Market Extra: Currency traders have already worn out their 2017 trading themes

Tighter monetary policy, U.S. tax-cut prospects and European growth are among the ideas that have driven currency trading in 2017. But with less than three months to go before the end of the year, traders are wondering if those themes are largely played out.

Here’s a look at how key 2017 themes have played out so far:

Central bank normalization

The U.S. dollar’s DXY, -0.10%  turnaround last month came as investor expectations for a December rate increase rebounded. At this point, Fed funds futures show a rate rise is roughly 90% priced in, leaving little else as a potential positive catalyst for the rest of the year, market participants said.

“The Fed is well ahead of its peers in terms of normalization,” said Eric Theoret, currency strategist at Scotiabank. And being the trend setter in monetary policy, this could also mean that no other central bank wants to front-run Chairwoman Janet Yellen and her gang of policy makers.

Dollar rivals, such as the British pound GBPUSD, +0.3242% Canadian dollar USDCAD, +0.0000% and euro EURUSD, +0.0000% have also been heavily driven by central bank actions. In fact, the Bank of Canada raised rates twice this year, before sounding cautious notes last month and the Bank of England put a 2017 rate increase on investors’ minds in some September remarks.

See: Euro, loonie, sterling still offer more upside even after hawkish Fed, analysts say

The European Central Bank is expected to offer some detail regarding whether and how it will begin to taper its asset buying program when policy makers meet on Oct. 26s.

“We are also concerned that the ECB and the BOE are tightening policy in the face of a deteriorating inflation outlook,” wrote Bank of America analysts Aditya Bhave and Ethan S. Harris in a note on Monday.

The euro has risen 12.5% against the dollar in 2017, creating an unwanted drag on inflation that could slow the ECB’s path toward normalizing monetary policy.

Trump’s agenda

Then there is the question of a U.S. tax cut and if, when and in what form it will come. The Trump administration and Republican Congress’s legislative difficulties, including failed efforts to repeal Obamacare, dented confidence in prospects for passage of fiscal stimulus.

“Tax reform isn’t really priced in[to the dollar] yet, because a lot of people got burned earlier in the year when expectations for the Trump administration weren’t met and the dollar sold off,” said Mizuho FX strategist Sireen Harajli.
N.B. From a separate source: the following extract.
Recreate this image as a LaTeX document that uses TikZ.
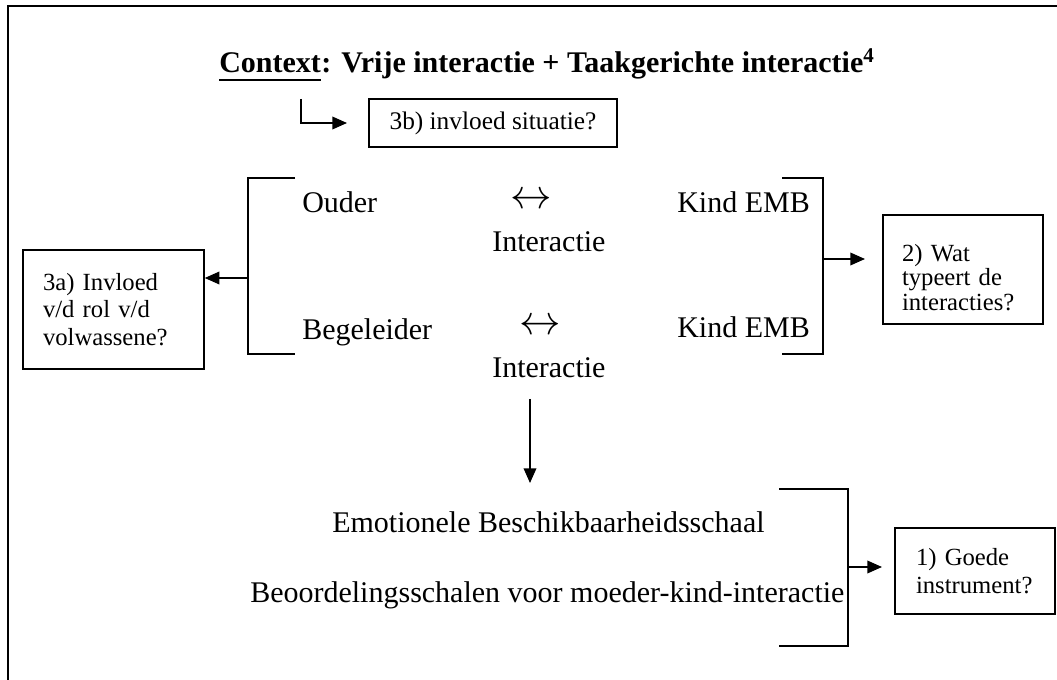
\documentclass[tikz,border=0pt]{standalone}
\usepackage{fontspec}
\usepackage{graphicx}
\setmainfont{Liberation Serif}
\usetikzlibrary{arrows.meta}
\tikzset{
  txt/.style={inner sep=0pt, anchor=base west, font=\fontsize{22.5}{27}\selectfont},
  ttl/.style={inner sep=0pt, anchor=base west, font=\bfseries\fontsize{22.5}{27}\selectfont},
  lr/.style={inner sep=0pt, anchor=center, font=\fontsize{22.5}{27}\selectfont},
  qbox/.style={draw, line width=1.1pt, inner ysep=2pt, align=left, anchor=center},
  conn/.style={line width=1.1pt},
  arr/.style={line width=1.1pt, -{Triangle[length=11pt,width=9.5pt]}},
  brk/.style={line width=1.1pt}
}
\begin{document}
\begin{tikzpicture}[x=0.75pt,y=-0.75pt]
\useasboundingbox (0,0) rectangle (1057,680);
% frame (only top and left edges visible)
\draw[line width=1.5pt] (7.5,680) -- (7.5,6) -- (1057,6);

% title
\node[ttl] (ctx) at (219,73) {Context};
\node[ttl] (ttlrest) at (ctx.base east) {: Vrije interactie + Taakgerichte interactie\textsuperscript{4}};
\draw[line width=1.5pt] ([yshift=-5.5pt]ctx.base west) -- ([yshift=-5.5pt]ctx.base east);

% 3b box with elbow arrow
\node[qbox, align=center, minimum width=186pt, minimum height=36pt, inner xsep=0pt,
      font=\fontsize{19}{22}\selectfont] (b3b) at (493,123) {3b) invloed situatie?};
\coordinate (elb) at (301,99);
\coordinate (elbend) at (347,123);
\draw[arr] (elb) |- (elbend);

% middle texts
\node[txt] (ouder) at (302,213) {Ouder};
\node[lr] (lr1) at (531,201) {\scalebox{1.5}{$\leftrightarrow$}};
\node[txt] (int1) at (492,252) {Interactie};
\node[txt] (kind1) at (677,213) {Kind EMB};
\node[txt] (begel) at (302,340) {Begeleider};
\node[lr] (lr2) at (540,327) {\scalebox{1.5}{$\leftrightarrow$}};
\node[txt] (int2) at (492,378) {Interactie};
\node[txt] (kind2) at (677,338) {Kind EMB};

% left bracket and 3a box
\coordinate (lbt) at (295,178);
\coordinate (lbb) at (295,354);
\coordinate (lbm) at (248,278);
\draw[brk] (lbt) -- (248,178) -- (248,354) -- (lbb);
\node[qbox, minimum width=135.75pt, minimum height=89.25pt, inner xsep=15pt, text width=105.75pt,
      font=\fontsize{18.5}{20.6}\selectfont] (b3a) at (113.5,309.5)
      {3a) Invloed\\v/d rol v/d\\volwassene?};
\draw[arr] (lbm) -- (lbm -| b3a.east);

% right bracket and box 2
\coordinate (rbt) at (782,178);
\coordinate (rbb) at (782,354);
\coordinate (rbm) at (823,259);
\coordinate (a2end) at (865,259);
\draw[brk] (rbt) -- (823,178) -- (823,354) -- (rbb);
\node[qbox, minimum width=120pt, minimum height=81.75pt, inner xsep=14.25pt, text width=91.5pt,
      font=\fontsize{18.5}{18.4}\selectfont] (b2) at (963,269.5)
      {\rule{0pt}{24.5pt}2) Wat\\typeert de\\interacties?};
\draw[arr] (rbm) -- (a2end);

% down arrow
\coordinate (dtop) at (530,399);
\coordinate (dbot) at (530,483);
\draw[arr] (dtop) -- (dbot);

% bottom texts
\node[txt] (emo) at (332,533) {Emotionele Beschikbaarheidsschaal};
\node[txt] (beo) at (250,603) {Beoordelingsschalen voor moeder-kind-interactie};

% bottom bracket and box 1
\coordinate (bbt) at (779,489);
\coordinate (bbb) at (779,646);
\coordinate (bbm) at (848,567);
\coordinate (a1end) at (882,567);
\draw[brk] (bbt) -- (848,489) -- (848,646) -- (bbb);
\node[qbox, minimum width=120pt, minimum height=64.5pt, inner xsep=15.75pt, text width=88.5pt,
      font=\fontsize{18.5}{21}\selectfont] (b1) at (975,571)
      {1) Goede\\instrument?};
\draw[arr] (bbm) -- (a1end);
\end{tikzpicture}
\end{document}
The discussion around tax cuts has grown louder in recent weeks, but doubts remain. “I think there is a high hurdle in Congress [to pass a tax bill],” Harajli added, saying that 2018 could be a more realistic time line to get this done.

European growth bonanza

And what about Europe?

European growth indicators have been pointing up, and as the EU is lagging behind the U.S. in terms of its economic recovery, investors considered the European economy to be more buoyant for now. However, political uncertainty has been mounting. Brexit negotiations are the elephant in the room, Germany has yet to decide on a new coalition government, and the future of the Spanish autonomous region of Catalonia is filled with question marks. Next year will also see Italian elections, which could also create political turmoil if a popular euroskeptic party does well.

“Europe has been at the forefront of the ongoing pickup in global growth. However, the generally positive growth picture is clouded by political uncertainty and the risk of a premature hawkish turn by monetary policy makers,” Bhave and Harris said.

Brexit negotiations have taken the British pound for a wild ride, and the euro has exhibited sensitivity to the idiosyncratic flare-ups such as Catalonia’s independence referendum or the German election, which despite some polling inaccuracies broadly confirmed expectations.